Two stories about how two responsible security disclosures failed

This article will be a certain departure from the heavily technical blogs that I have published so far. This one is more of a philosophic and moral meandering around what one feels is the right thing to do in the spirit of a professional commitment and obstacles that threat one's financial or professional reputation.

Recently, I discovered two previously unknown vulnerabilities in the products of two reputable vendors however, vendors that are focused on highly specialised areas of telecom business. Lack of their proper engagement is the reason I will not detail their names, products or intricacies of their products' vulnerabilities.

In both cases I was following guidelines of a responsible security disclosure - a procedure where one informs the vendor of the specifics of the vulnerabilities in their product and refrains from publishing the discovery until vendors agree it's safe to do so. Mostly, one would publish the research when the respective vendor developed and released the patch.

This is in theory...In reality, sadly, I will share a good deal of frustration common to many security researchers today. My case was not much different from other frustrating experiences of researchers who tried to communicate the weaknesses to vendors and make them patch it. In a number of cases, researchers would agree acceptable way to publish their findings and protect the reputation of a vulnerable vendor. However, in a good number of cases researchers hit the wall of silence, vague communication or even threats of legal actions if they attempt to publish anything.

The focus of my mental deliberations was how to spare myself and my company of potential legal actions from vendors who failed to engage and still abide to the professional duty of improving cyber security around us by publishing the details of vulnerabilities. It turns out that this can be tricky.

Why is the picture not black and white?

The main reason is the contractual restrictions, mostly Non-Disclosure Agreements between the researcher and its native company, the native company and the customer, the customer and the vendor...You get the idea- a complex chain of legal regulations that, once violated, may initiate an avalanche of adverse events.

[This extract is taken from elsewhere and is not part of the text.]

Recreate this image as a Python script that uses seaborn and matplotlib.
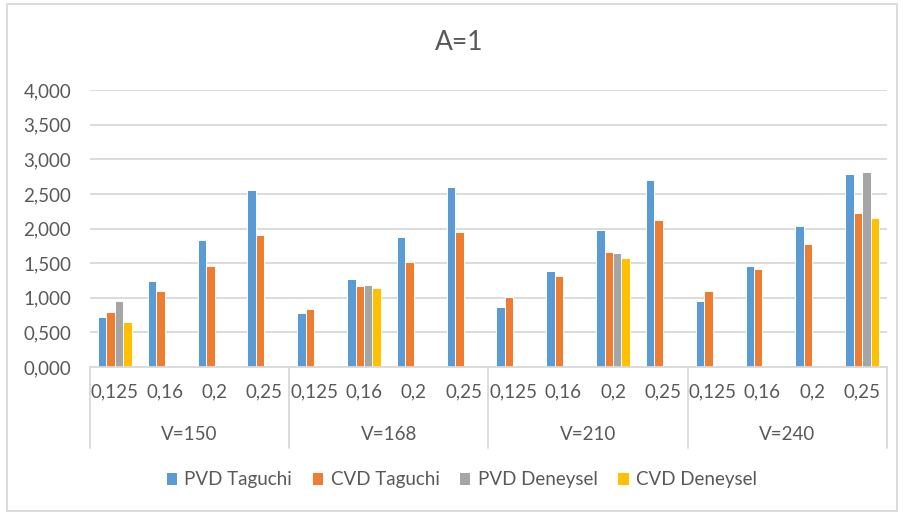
import matplotlib
matplotlib.use('Agg')
import matplotlib.pyplot as plt
import matplotlib.transforms as mtransforms
from matplotlib.patches import Patch, Rectangle
import numpy as np
import pandas as pd
import seaborn as sns

nan = np.nan

v_groups = ['V=150', 'V=168', 'V=210', 'V=240']
f_labels = ['0,125', '0,16', '0,2', '0,25']
series_names = ['PVD Taguchi', 'CVD Taguchi', 'PVD Deneysel', 'CVD Deneysel']
series_colors = ['#5B9BD5', '#ED7D31', '#A5A5A5', '#FFC000']

pvd_taguchi = [0.726, 1.245, 1.828, 2.550,
               0.775, 1.275, 1.871, 2.602,
               0.870, 1.390, 1.972, 2.698,
               0.952, 1.453, 2.035, 2.780]
cvd_taguchi = [0.789, 1.097, 1.453, 1.905,
               0.842, 1.164, 1.520, 1.953,
               1.005, 1.308, 1.664, 2.116,
               1.097, 1.410, 1.779, 2.218]
pvd_deneysel = [0.952, nan, nan, nan,
                nan, 1.179, nan, nan,
                nan, nan, 1.645, nan,
                nan, nan, nan, 2.814]
cvd_deneysel = [0.645, nan, nan, nan,
                nan, 1.135, nan, nan,
                nan, nan, 1.568, nan,
                nan, nan, nan, 2.150]

TEXT = '#595959'
GRID = '#D9D9D9'


def build_frame():
    rows = []
    for name, vals in zip(series_names, [pvd_taguchi, cvd_taguchi, pvd_deneysel, cvd_deneysel]):
        for i, v in enumerate(vals):
            rows.append({'pos': i, 'series': name, 'value': v})
    return pd.DataFrame(rows)


df = build_frame()

sns.set_style('white')
plt.rcParams['font.family'] = ['Lato', 'DejaVu Sans']

W, H = 904, 515
fig = plt.figure(figsize=(W / 100, H / 100), dpi=100)
ax = fig.add_axes([90 / W, 1 - 367 / H, (887 - 90) / W, (367 - 90) / H])

sns.barplot(data=df, x='pos', y='value', hue='series', hue_order=series_names,
            palette=series_colors, saturation=1, width=0.68, edgecolor='white',
            linewidth=0.7, legend=False, ax=ax)

ax.set_ylim(0, 4)
ax.set_xlim(-0.5, 15.5)
ax.set_yticks(np.arange(0, 4.01, 0.5))
ax.set_yticklabels([f'{v:.3f}'.replace('.', ',') for v in np.arange(0, 4.01, 0.5)])
ax.set_xticks(range(16))
ax.set_xticklabels(f_labels * 4)
ax.set_xlabel('')
ax.set_ylabel('')
ax.yaxis.grid(True, color=GRID, linewidth=1.3)
ax.set_axisbelow(True)
for s in ['left', 'right', 'top']:
    ax.spines[s].set_visible(False)
ax.spines['bottom'].set_color(GRID)
ax.spines['bottom'].set_linewidth(1.3)
ax.tick_params(axis='y', length=0, pad=13.5, labelsize=13.5, labelcolor=TEXT)
ax.tick_params(axis='x', length=0, pad=12, labelsize=13.5, labelcolor=TEXT)

# multi-level category axis
trans = mtransforms.blended_transform_factory(ax.transData, fig.transFigure)
for b in [-0.5, 3.5, 7.5, 11.5, 15.5]:
    ax.plot([b, b], [1 - 367 / H, 1 - 448 / H], transform=trans, color=GRID,
            linewidth=1.3, clip_on=False)
for g, name in enumerate(v_groups):
    ax.text(g * 4 + 1.5, 1 - 435 / H, name, transform=trans, ha='center', va='center',
            fontsize=13.5, color=TEXT)

fig.text(459 / W, 1 - 43 / H, 'A=1', ha='center', va='center', fontsize=19, color=TEXT)

handles = [Patch(facecolor=c, edgecolor='none') for c in series_colors]
fig.legend(handles, series_names, loc='center', bbox_to_anchor=(462 / W, 1 - 480 / H),
           ncol=4, frameon=False, fontsize=13.5, labelcolor=TEXT,
           handlelength=0.55, handleheight=0.55, handletextpad=0.4, columnspacing=1.1)

fig.add_artist(Rectangle((7 / W, 1 - 511 / H), (897 - 7) / W, (511 - 4) / H,
                         transform=fig.transFigure, fill=False, edgecolor=GRID,
                         linewidth=1.3))

fig.savefig('out.png', dpi=100)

In my specific case, the vendors' products are available to restricted number of clients/customers, primarily in the telecom industry. I was engaged by a telecom provider to do a pentest of those devices and as such my name, findings and all the details were known to the telecom operator, my native company and the vendor. Plus, the products I was testing are not available for public purchase/download. That means one cannot experiment with them out of the contractual relationships. Plus, I had an NDA with both my company and the telecom, my company had an NDA with telecom, telecom had an NDA with the vendor...

When my communication attempts to the vendors failed after I provided them with the detailed analysis, attack steps and exploit/Proof of Concept, I was entertaining myself with the thought to publish the analysis (but not the exploit). Before I hit that road, I consulted the lawyers and did a bit of research related to security disclosure to avoid adverse course of action. Long story short, it turns out that NDAs were preventing me from publishing the research unless I was given explicit permission from the vendor to publish.

Many researchers decided at this stage to simply go public in order to put pressure on the vendors to speed up the patching. And many succeeded with no adverse consequences. Some, however, ended up with legal cases initiated by vendors, or faced problems with their companies or clients.

Although I understand the desire of companies and vendors to protect their reputation and business compliance by restricting researchers from violating disclosure policies, I also understand that we , security professionals, are tasked with making the cyber reality as secure as possible. This is why we tend to follow our conscious decision to put pressure on vendors to provoke the remediation-even (or especially) in the case when vendor does not engage. The problem is that moral and business imperatives clash in such a scenario.

You face two choices - risk and maybe jeopardise your career/current job/financially stable situation in exchange for a mitigation or back off and leave the situation as bad as it is.

None of the options is desirable, it is a kind of a stale-mate position. After a long and careful consideration I decided to back off in these two cases- “betraying” the profession (for not going public) but protecting my current professional status. I comfort myself that I did provide the detailed analysis of the attack and provided a proof of concept exploit to both vendors, so they can replicate and patch the improper handling of the application traffic. Hopefully…

But still, I cannot get rid of the feeling that these two vendors will almost certainly continue to pursue the same attitude to the security vulnerabilities - they were not pressured to publish CVE, they did not face public exploit against their products. Such a position may instill the long term attitude that they can continue to silently patch (or even don't patch at all) without notifying the customers of the weaknesses that may compromise any of the current of future clients.